Last in, first out” (LIFO) is a widely used inventory accounting method that helps businesses accurately keep track of their inventories while maintaining resilient supply chains and mitigating the damage of inflation.  For industries with rising prices, LIFO most closely matches the cost of goods sold with the increasing cost of replacement inventory that a company must purchase in order to remain in business, maximizing cash flow for businesses facing rising costs and tight profit margins.

In contrast, the “first in, first out” (FIFO) method of accounting most closely matches the cost of goods sold with the decreasing cost of replacement inventory in industries where costs are not rising.  In this way, LIFO and FIFO achieve the same purpose – they most closely match the cost of goods sold with the cost of replacement inventory the company must purchase in order to remain in business. 

LIFO is a popular method
of accounting

LIFO is used by 1/3 of US companies, including thousands of small and mid-sized manufacturers, retailers, wholesalers and distributors, to accurately manage inventory while maintaining liquidity to replenish inventory and fund payroll and operations.  This is especially important in times of inflation when costs are rising and putting stress on cash flow.

LIFO protects businesses & consumers from inflation

When prices are increasing, LIFO defers taxes arising from inflationary profits and helps businesses manage rising costs. LIFO only provides a benefit to businesses when there is inflation.

LIFO helps maintain
the supply chain

LIFO helps ensure that businesses have adequate cash flow to continue replenishing inventory to meet demand.

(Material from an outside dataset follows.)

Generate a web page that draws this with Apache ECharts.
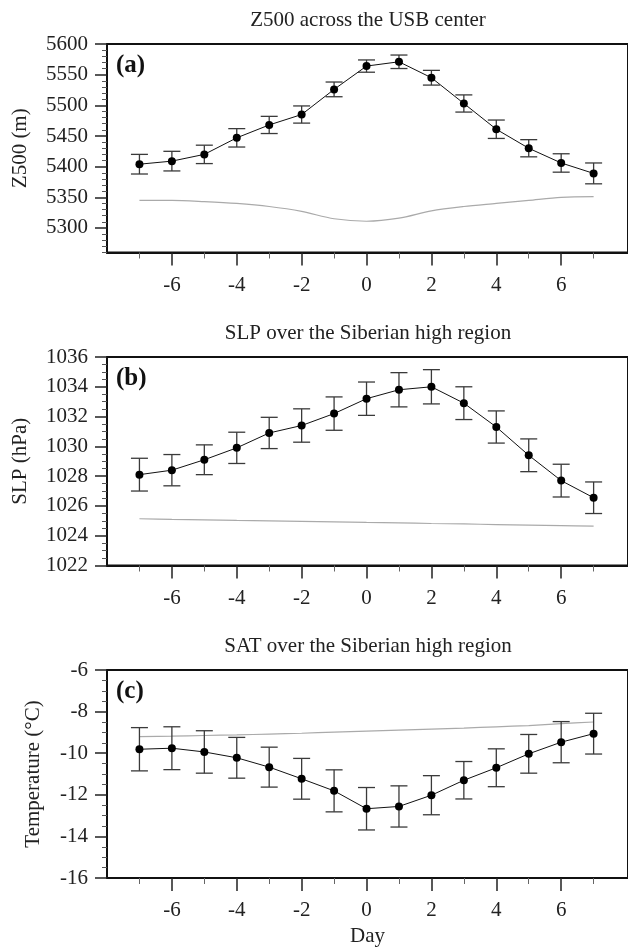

LIFO is not a loophole or a permanent tax giveaway

LIFO requires inventory to be replaced and has a built in “toggle switch” to prevent gaming that triggers tax when inventory is not replaced or when prices go down.

What Would LIFO Repeal Do?

Slow the Economy:

LIFO repeal would reduce GDP by

$11.6 billion

per year

Cost jobs:

cause the loss of as many as

50,300 jobs

Reduce Revenue:

reduce federal revenue by

$518 Million

annually

WHY IS LIFO IMPORTANT TO AMERICAN BUSINESS?

  • "The tax benefits allow us to remain in the market...In fact, without those savings, we would have to drop our employee 401(k) plan, slow our growth, and possibly even retract our employee count...None of which can be good for the company."

  • "LIFO is vital to the ongoing success and survival of our company…”

  • "LIFO allows me provide maximum benefits to my employees.”

  • “LIFO allows us the ability to reinvest funds into the business to help provide jobs to our associates.”

  • “I run a $120 million family owned supply business. As an example, last year we recorded $800,000 of an increase to our LIFO reserve. Without this we would have paid an additional $320,000 in taxes.”

  • “Many of the items in our inventory are slow moving and this causes the replacement cost to erode the profit we thought we made. The LIFO inventory method helps insulate us from that loss and allows us to be competitive and grow.”

  • “The LIFO reserve has allowed us to grow from $400,000 to $12,500,000 in sales over the past 33 years. It allowed us to increase our payroll from five to 52 employees, to sponsor a 401(k) program, pay for half of our employees’ health care, and keep 95% of them year round even though we are a very seasonal business.”